O que dizer então da alegação de que a desumanização dos grupos externos contribui para a disposição para prejudicá-los? Também aqui há razão para ser cético. Muitas pesquisas nesta área baseiam-se no pressuposto de que, ao minar o nosso reconhecimento uns dos outros como semelhantes, a desumanização corrói a inclinação natural que temos de cuidar uns dos outros. No entanto não é sensato colocar muita fé no desejo humano de proteger e cuidar de outros humanos. Na verdade, os membros de grupos externos às vezes são prejudicados por causa de sua humanidade percebida. Afinal, apenas humanos podem ser assassinos, traidores e inimigos - e assassinos, traidores e inimigos são vistos como alvos legítimos para tratamento negativo.

Uma segunda razão para duvidar do suposto papel causal da desumanização no dano intergrupal é que muitas pessoas têm um poderoso instinto de tratar animais não-humanos com muito cuidado. Os animais de estimação, por exemplo, são obviamente "menos que humanos" e mesmo assim as pessoas dispensam cuidado, atenção e dinheiro com eles. Ver um grupo como menos do que humano, então, não parece nem necessário nem suficiente para prejudicá-los.

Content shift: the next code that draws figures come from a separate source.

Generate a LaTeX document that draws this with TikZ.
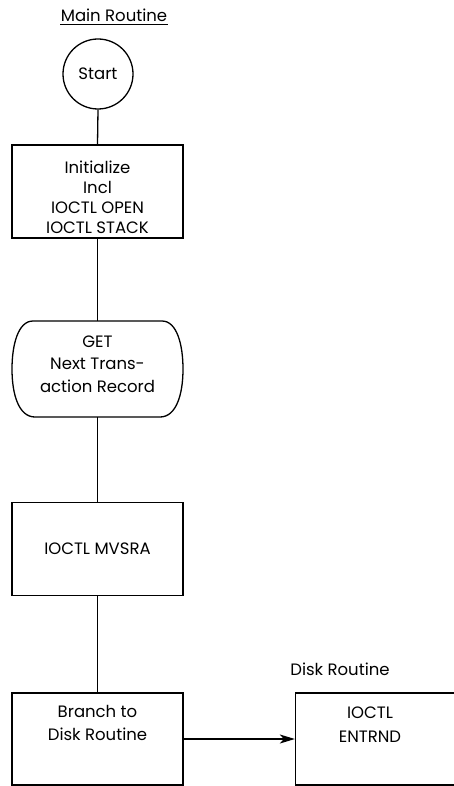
\documentclass[tikz,border=0pt]{standalone}
\usepackage{fontspec}
\setmainfont{Poppins}
\usetikzlibrary{arrows.meta}
\begin{document}
\begin{tikzpicture}[x=1pt,y=1pt,line width=1.3pt,
  txt/.style={font=\fontsize{16.5}{20}\selectfont, align=center, inner sep=0pt},
  box/.style={draw, rectangle, minimum width=171pt, minimum height=93pt, inner sep=0pt, txt}]
\useasboundingbox (0,0) rectangle (453,-786);
% title
\node[txt, anchor=base] (ml) at (114,-22) {Main Routine};
\draw[line width=0.8pt] ([yshift=-2.5pt]ml.base west) -- ([yshift=-2.5pt]ml.base east);
% start
\node[draw, circle, minimum size=70pt, txt] (start) at (98,-74) {Start};
% init box
\node[box] (init) at (97.5,-191.5) {};
\node[txt, anchor=north] (inittxt) at (97.5,-160) {Initialize\\Incl\\IOCTL OPEN\\IOCTL STACK};
% GET shape
\draw (33,-321) -- (162,-321)
  .. controls (177,-321) and (183,-345) .. (183,-369)
  .. controls (183,-395) and (176,-417) .. (160,-417)
  -- (35,-417)
  .. controls (19,-417) and (12,-395) .. (12,-369)
  .. controls (12,-345) and (18,-321) .. (33,-321) -- cycle;
\node[txt, anchor=north, font=\fontsize{16.5}{22.5}\selectfont] (gettxt) at (97.5,-335) {GET\\Next Trans-\\action Record};
\coordinate (gettop) at (97.5,-321);
\coordinate (getbot) at (97.5,-417);
% MVSRA
\node[box] (mvsra) at (97.5,-549) {IOCTL MVSRA};
% Branch
\node[box, minimum height=92pt] (branch) at (97.5,-739) {};
\node[txt, anchor=north, font=\fontsize{16.5}{23}\selectfont] (branchtxt) at (97.5,-705) {Branch to\\Disk Routine};
% Disk routine
\node[txt, anchor=base] (dr) at (340,-675) {Disk Routine};
\node[box, minimum height=92pt] (entrnd) at (381,-739) {};
\node[txt, anchor=north, font=\fontsize{16.5}{24}\selectfont] (entrndtxt) at (370,-706) {IOCTL\\ENTRND};
% connectors
\draw (start.south) -- (init.north);
\draw (init.south) -- (gettop);
\draw (getbot) -- (mvsra.north);
\draw (mvsra.south) -- (branch.north);
\draw[-{Stealth[length=15pt,width=9pt,inset=4pt]}] (branch.east) -- (entrnd.west);
\end{tikzpicture}
\end{document}
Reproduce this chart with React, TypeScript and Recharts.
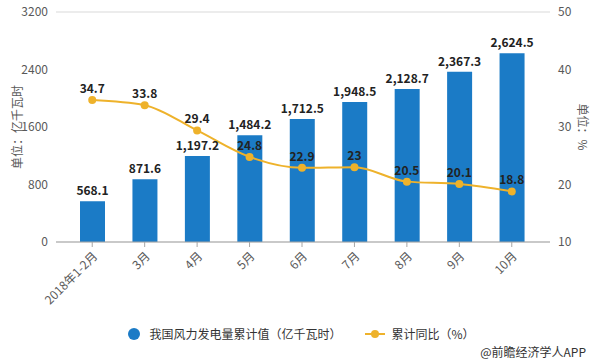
import { ComposedChart, Bar, Line, XAxis, YAxis, CartesianGrid, LabelList, Label } from 'recharts'

const months = ['2018年1-2月', '3月', '4月', '5月', '6月', '7月', '8月', '9月', '10月']
const windPower = [568.1, 871.6, 1197.2, 1484.2, 1712.5, 1948.5, 2128.7, 2367.3, 2624.5]
const yoyGrowth = [34.7, 33.8, 29.4, 24.8, 22.9, 23, 20.5, 20.1, 18.8]
const leftTicks = [0, 800, 1600, 2400, 3200]
const rightTicks = [10, 20, 30, 40, 50]

const BAR_COLOR = '#1B7BC6'
const LINE_COLOR = '#EEB22B'
const TEXT_COLOR = '#595959'

const chartData = months.map((m, i) => ({
  month: m,
  power: windPower[i],
  yoy: yoyGrowth[i],
}))

const fmtPower = (v: number) =>
  v.toLocaleString('en-US', { minimumFractionDigits: 1, maximumFractionDigits: 1 })

function LegendBox() {
  return (
    <div style={{ position: 'absolute', left: 0, top: 325, width: 592, display: 'flex', justifyContent: 'center', alignItems: 'center', fontSize: 12, color: '#333', paddingLeft: 10, boxSizing: 'border-box' }}>
      <svg width={14} height={14} style={{ marginRight: 8 }}>
        <circle cx={7} cy={7} r={6} fill={BAR_COLOR} />
      </svg>
      <span>我国风力发电量累计值（亿千瓦时）</span>
      <svg width={20} height={14} style={{ marginLeft: 24, marginRight: 6 }}>
        <line x1={0} y1={7} x2={20} y2={7} stroke={LINE_COLOR} strokeWidth={2} />
        <circle cx={10} cy={7} r={4} fill={LINE_COLOR} />
      </svg>
      <span>累计同比（%）</span>
    </div>
  )
}

export default function App() {
  return (
    <div style={{ position: 'absolute', left: 0, top: 0, width: 592, height: 364, background: '#fff', fontFamily: '"Noto Sans CJK SC", "Microsoft YaHei", sans-serif' }}>
      <ComposedChart
        width={592}
        height={364}
        data={chartData}
        margin={{ top: 12, right: 0, left: 0, bottom: 72 }}
      >
        <CartesianGrid vertical={false} stroke="#D9D9D9" />
        <XAxis
          dataKey="month"
          height={50}
          interval={0}
          padding={{ left: 10, right: 12 }}
          tick={{ fontSize: 12, fill: TEXT_COLOR, angle: -45, textAnchor: 'end', dy: 2 } as any}
          tickLine={{ stroke: '#A6A6A6' }}
          axisLine={{ stroke: '#A6A6A6' }}
          tickSize={5}
        />
        <YAxis
          yAxisId="left"
          width={56}
          domain={[0, 3200]}
          ticks={leftTicks}
          axisLine={false}
          tickLine={false}
          tick={{ fontSize: 12, fill: TEXT_COLOR }}
        >
          <Label value="单位：亿千瓦时" angle={-90} position="insideLeft" offset={18} style={{ fontSize: 12, fill: TEXT_COLOR, textAnchor: 'middle' }} />
        </YAxis>
        <YAxis
          yAxisId="right"
          orientation="right"
          width={42}
          domain={[10, 50]}
          ticks={rightTicks}
          axisLine={false}
          tickLine={false}
          tick={{ fontSize: 12, fill: TEXT_COLOR }}
        >
          <Label value="单位：%" angle={90} position="insideRight" offset={10} style={{ fontSize: 12, fill: TEXT_COLOR, textAnchor: 'middle' }} />
        </YAxis>
        <Bar yAxisId="left" dataKey="power" fill={BAR_COLOR} barSize={25} isAnimationActive={false}>
          <LabelList dataKey="power" position="top" offset={6} formatter={(v: any) => fmtPower(Number(v))} style={{ fontSize: 12, fontWeight: 'bold', fill: '#222' }} />
        </Bar>
        <Line
          yAxisId="right"
          type="monotone"
          dataKey="yoy"
          stroke={LINE_COLOR}
          strokeWidth={2}
          dot={{ r: 4, fill: LINE_COLOR, stroke: LINE_COLOR, strokeWidth: 0 }}
          isAnimationActive={false}
        >
          <LabelList dataKey="yoy" position="top" offset={7} style={{ fontSize: 12, fontWeight: 'bold', fill: '#222' }} />
        </Line>
      </ComposedChart>
      <LegendBox />
      <div style={{ position: 'absolute', right: 6, bottom: 4, fontSize: 12, color: '#333' }}>@前瞻经济学人APP</div>
    </div>
  )
}
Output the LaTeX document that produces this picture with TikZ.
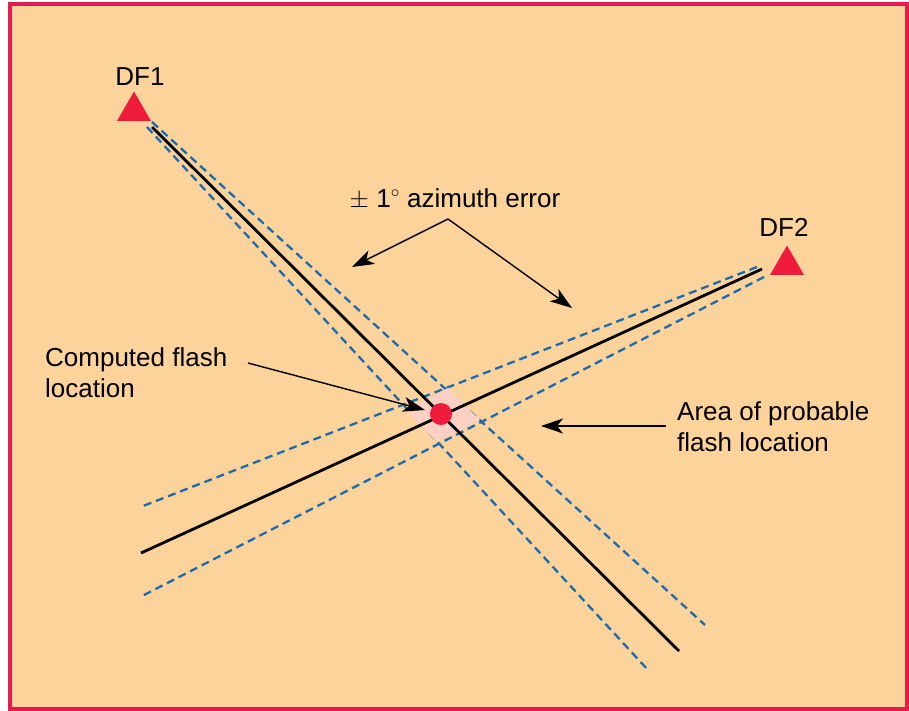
\documentclass[tikz,border=0pt]{standalone}
\usepackage{fontspec}
\setmainfont{Liberation Sans}
\usetikzlibrary{arrows.meta,shapes.geometric,positioning}
\definecolor{paper}{HTML}{FBD39B}
\definecolor{frame}{HTML}{E91A4B}
\definecolor{station}{HTML}{EE1C3A}
\definecolor{bearing}{HTML}{1D6AAE}
\definecolor{area}{HTML}{FCD0C2}

\begin{document}
\begin{tikzpicture}[x=1pt,y=-1pt,
  every node/.style={font=\fontsize{26}{31}\selectfont,inner sep=0pt},
  station/.style={regular polygon,regular polygon sides=3,fill=station,minimum size=39pt},
  caption/.style={align=left,text=black},
  fix/.style={line width=2.8pt,black},
  spread/.style={line width=2.3pt,bearing,dash pattern=on 8pt off 5pt},
  pointer/.style={line width=1.4pt,-{Stealth[length=22pt,width=15pt,inset=6pt]}}]
%\tikzstyle{every node}=[draw]

\useasboundingbox (0,0) rectangle (909,710);
\draw[frame,line width=3.2pt,fill=paper] (10,4) rectangle (907,709);

% stations
\node (DF1) [station] at (134,111) {};
\node (DF1name) [anchor=base] at (140,85) {DF1};
\node (DF2) [station] at (787,265) {};
\node (DF2name) [anchor=base] at (784,236) {DF2};

% bearing from DF1
\coordinate (a0) at (152,127);
\coordinate (a1) at (679,651);
\coordinate (au0) at (152,122);
\coordinate (au1) at (705,625);
\coordinate (al0) at (147,127);
\coordinate (al1) at (648,670);
\draw[spread] (au0) -- (au1);
\draw[spread] (al0) -- (al1);

% bearing from DF2
\coordinate (b0) at (762,269);
\coordinate (b1) at (141,553);
\coordinate (bu0) at (757,267);
\coordinate (bu1) at (143,506);
\coordinate (bl0) at (764,277);
\coordinate (bl1) at (142,596);
\draw[spread] (bu0) -- (bu1);
\draw[spread] (bl0) -- (bl1);

% area of probable location
\coordinate (q1) at (448,388);
\coordinate (q2) at (480,420);
\coordinate (q3) at (437,442);
\coordinate (q4) at (405,410);
\fill[area] (q1) -- (q2) -- (q3) -- (q4) -- cycle;

\draw[fix] (a0) -- (a1);
\draw[fix] (b0) -- (b1);
\node (flash) [circle,fill=station,minimum size=22pt] at (441,414) {};

% labels and pointers
\node (azimuth) [anchor=base] at (455,207) {$\pm$ 1$^\circ$ azimuth error};
\coordinate (fork) at (448,219);
\coordinate (tipA) at (352,267);
\coordinate (tipB) at (572,308);
\draw[pointer] (fork) -- (tipA);
\draw[pointer] (fork) -- (tipB);

\node (computed) [caption,anchor=north west] at (45,347) {Computed flash\\location};
\coordinate (cstart) at (248,363);
\coordinate (ctip) at (425,410);
\draw[pointer] (cstart) -- (ctip);

\node (probable) [caption,anchor=north west] at (677,401) {Area of probable\\flash location};
\coordinate (pstart) at (666,426);
\coordinate (ptip) at (541,426);
\draw[pointer] (pstart) -- (ptip);
\end{tikzpicture}
\end{document}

Minha crítica à desumanização como uma explicação para os danos intergrupais tem implicações que vão além do debate acadêmico. Inspirados por trabalhos nesta área, alguns pesquisadores começaram a desenvolver intervenções voltadas para a mudança social que pretendiam reduzir a desumanização. Embora bem intencionados, esses esforços podem estar sendo mal direcionados. Minha análise sugere que as tentativas de fomentar uma sociedade mais inclusiva e igualitária poderiam ser melhor direcionadas caso se focalizassem em outros processos psicológicos já bem estabelecidos, como a tendência humana de estereotipar e depreciar as pessoas de fora do grupo [outsiders].